Enfin, il faut le reconnaitre, par peur des réactions, non pas tellement des citoyens, mais du monde politique. C’est un monde très macho et violent, et je me souviens encore des petites phrases d’après réunion de l’agglo où certains se lâchaient : « Moi célébrer le mariage entre deux pédés, pas question ! ». Mais j’ai aussi rencontré cette même réalité jusqu’au sein de ma famille politique « ces homos ils nous gonflent avec leur mariage, la priorité des Français c’est l’économie ». Comme si on ne pouvait pas faire les deux…
Je sais aussi que mes parents redoutent à chaque campagne électorale que je sois attaqué sur ce plan personnel. Ils ont peur que je puisse être blessé par des attaques méchantes. Je veux dire qu’au cours de mes campagnes électorales, aucun de mes concurrents n’a jamais utilisé cet argument. Je leur en suis reconnaissant. Parfois il y eut des insinuations, via les réseaux sociaux notamment, mais elles provenaient d’individus isolés. A partir d’aujourd’hui, mes parents pourront être tranquilles. Certes il y aura surement des attaques, un jour, mais j’y suis prêt et personne ne pourra ignorer leur connotation homophobe.

Cela fait maintenant presque 9 ans que je vis avec mon compagnon. Je suis heureux. Je construis ma vie à Annecy, avec ses hauts et ses bas, comme n’importe qui. Je sais la chance que j’ai eue d’avoir des parents et une famille qui ont accepté ma différence. Je ne les remercierai jamais assez, surtout quand je vois à quoi peut conduire le rejet.

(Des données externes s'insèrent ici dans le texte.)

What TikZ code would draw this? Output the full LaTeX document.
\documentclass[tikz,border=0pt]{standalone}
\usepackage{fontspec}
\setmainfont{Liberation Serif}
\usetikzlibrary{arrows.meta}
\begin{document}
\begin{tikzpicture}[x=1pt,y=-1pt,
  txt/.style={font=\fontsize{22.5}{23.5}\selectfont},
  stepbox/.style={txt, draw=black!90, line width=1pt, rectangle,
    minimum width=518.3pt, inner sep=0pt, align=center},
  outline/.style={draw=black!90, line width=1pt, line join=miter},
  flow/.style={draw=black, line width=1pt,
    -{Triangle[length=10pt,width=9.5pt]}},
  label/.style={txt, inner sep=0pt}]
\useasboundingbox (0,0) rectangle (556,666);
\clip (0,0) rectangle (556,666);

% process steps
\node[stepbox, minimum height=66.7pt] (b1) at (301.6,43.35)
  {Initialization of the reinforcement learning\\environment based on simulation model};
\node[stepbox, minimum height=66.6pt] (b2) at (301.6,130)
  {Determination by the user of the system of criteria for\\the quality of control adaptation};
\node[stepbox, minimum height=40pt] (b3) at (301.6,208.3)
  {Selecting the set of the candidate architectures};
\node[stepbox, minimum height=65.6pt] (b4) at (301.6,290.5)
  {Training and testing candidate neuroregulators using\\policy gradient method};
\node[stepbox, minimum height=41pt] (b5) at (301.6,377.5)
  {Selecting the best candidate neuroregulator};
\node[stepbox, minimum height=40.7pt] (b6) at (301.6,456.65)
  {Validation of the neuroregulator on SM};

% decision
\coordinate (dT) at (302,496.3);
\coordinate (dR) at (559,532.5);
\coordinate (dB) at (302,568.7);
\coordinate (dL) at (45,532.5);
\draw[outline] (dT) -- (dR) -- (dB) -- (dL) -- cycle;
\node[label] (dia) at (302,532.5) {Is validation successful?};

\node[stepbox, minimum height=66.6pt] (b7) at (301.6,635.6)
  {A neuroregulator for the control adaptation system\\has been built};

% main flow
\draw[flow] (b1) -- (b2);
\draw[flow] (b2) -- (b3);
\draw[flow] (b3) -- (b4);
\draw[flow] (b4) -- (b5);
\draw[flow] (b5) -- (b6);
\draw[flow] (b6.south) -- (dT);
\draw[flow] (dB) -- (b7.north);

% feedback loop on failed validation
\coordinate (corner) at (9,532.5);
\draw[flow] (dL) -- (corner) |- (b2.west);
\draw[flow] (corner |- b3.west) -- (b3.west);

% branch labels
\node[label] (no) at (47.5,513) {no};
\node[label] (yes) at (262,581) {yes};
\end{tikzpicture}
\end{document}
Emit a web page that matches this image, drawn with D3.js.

Il existe ici aussi en Haute Savoie, des homosexuels qui vivent une vie heureuse. Des femmes, des hommes, chefs d’entreprises, salariés, artistes, sportifs, politiques, inconnus ou célèbres, etc… C’est ce témoignage positif que je voulais vous livrer. Nous avons le droit de vivre heureux, sans préjugés ni jugements, le droit à l’indifférence et le devoir de combattre l’intolérance. Oui, c’est vrai, les presque 30% réalisés aux dernières élections municipales par des listes issues de la manif contre tous m’ont beaucoup peiné. C’est à nous qui sommes plus forts de protéger les plus faibles et en particulier nos jeunes. C’est à nous de dire que l’homosexualité n’est ni une maladie ni un sacrilège. Que les mots du rejet peuvent tuer, que l’extrémisme religieux tue aussi ici, en France. Je suis homosexuel et je n’ai pas à m’en excuser ou à me justifier. On ne se justifie pas d’être roux ou brun, gaucher ou droitier. Je veux qu’on nous respecte et qu’on arrête de répandre la haine homophobe.

Ce combat n’est pas un combat politique, c’est un combat pour l’Humanité. Le droit qu’à chaque individu de vivre heureux dans sa singularité.